Da im Familienunternehmen Reiche immer gesund gewirtschaftet wurde - bis heute habe man keine Kredite aufnehmen müssen, so der Senior - gab es auch zur Wende keinen Einbruch. "Die Ware wurde von überall her geholt", erzählt Manfred Reiche. Vier Uhr am Morgen sei er auf Tour gegangen. Bis nach Braunschweig und Bayern wurde gefahren und alles herrangeschafft, was nötig war.
Mit der Eröffnung des Pep-Marktes in Brehna gingen die Umsätze bei Reiches trotzdem zurück. Allerdings sei man stolz, dass im Pep-Markt bereits zum dritten Mal der Großanbieter gewechselt hat. "Und wir sind immer noch da", frohlocken die drei Reiche-Männer auf. Denn der 28-jährige Enkel von Erich Reiche, Mark, ist nach dem Abi mit eingestiegen, hat eine kaufmännische Lehre absolviert und setzt so die Familientradition fort.
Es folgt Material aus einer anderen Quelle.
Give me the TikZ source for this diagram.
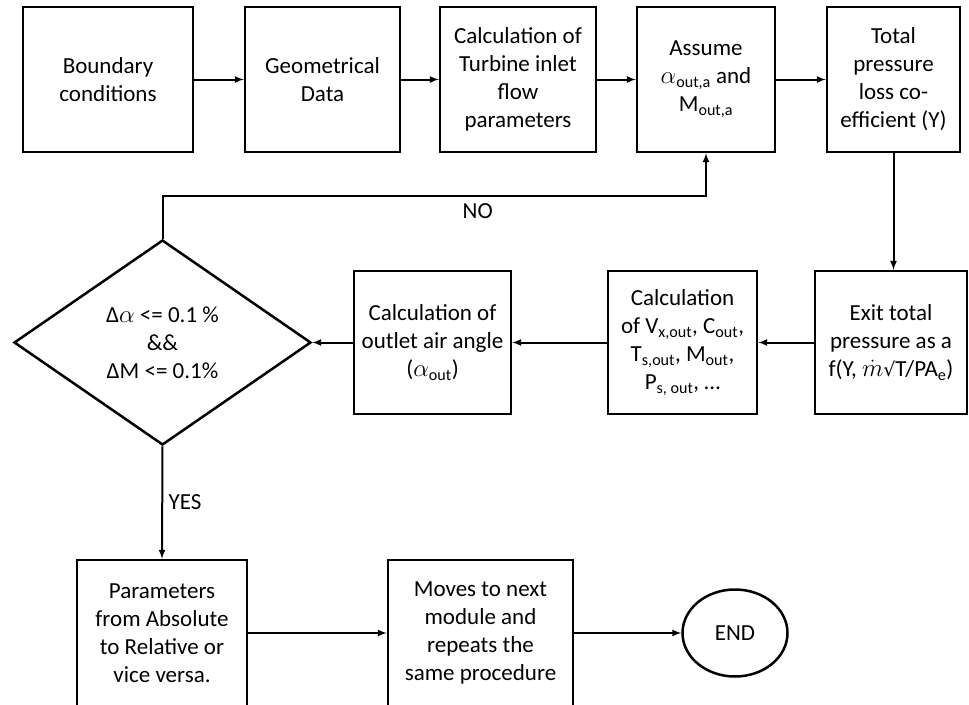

Da man heute von einem gesunden Wettbewerb nicht mehr sprechen und preislich mit den Großmärkten nicht Schritt halten kann, so der Senior, mussten neue Wege gefunden werden. Die Idee von einem Verkaufsmobil war geboren. Mit diesem ist nun Mark, Sohn von Manfred Reiche, täglich auf Tour und hat alles an Bord, was es im Geschäft auch gibt. Vor allem fährt er jene Orte an, in denen es keine Lebensmittelverkaufsstelle mehr gibt. Der mobile Laden ist groß genug, dass die Kunden mit dem Körbchen in der Hand einkaufen können. Und es gibt keine Preisaufschläge, setzt Erich Reiche hinzu.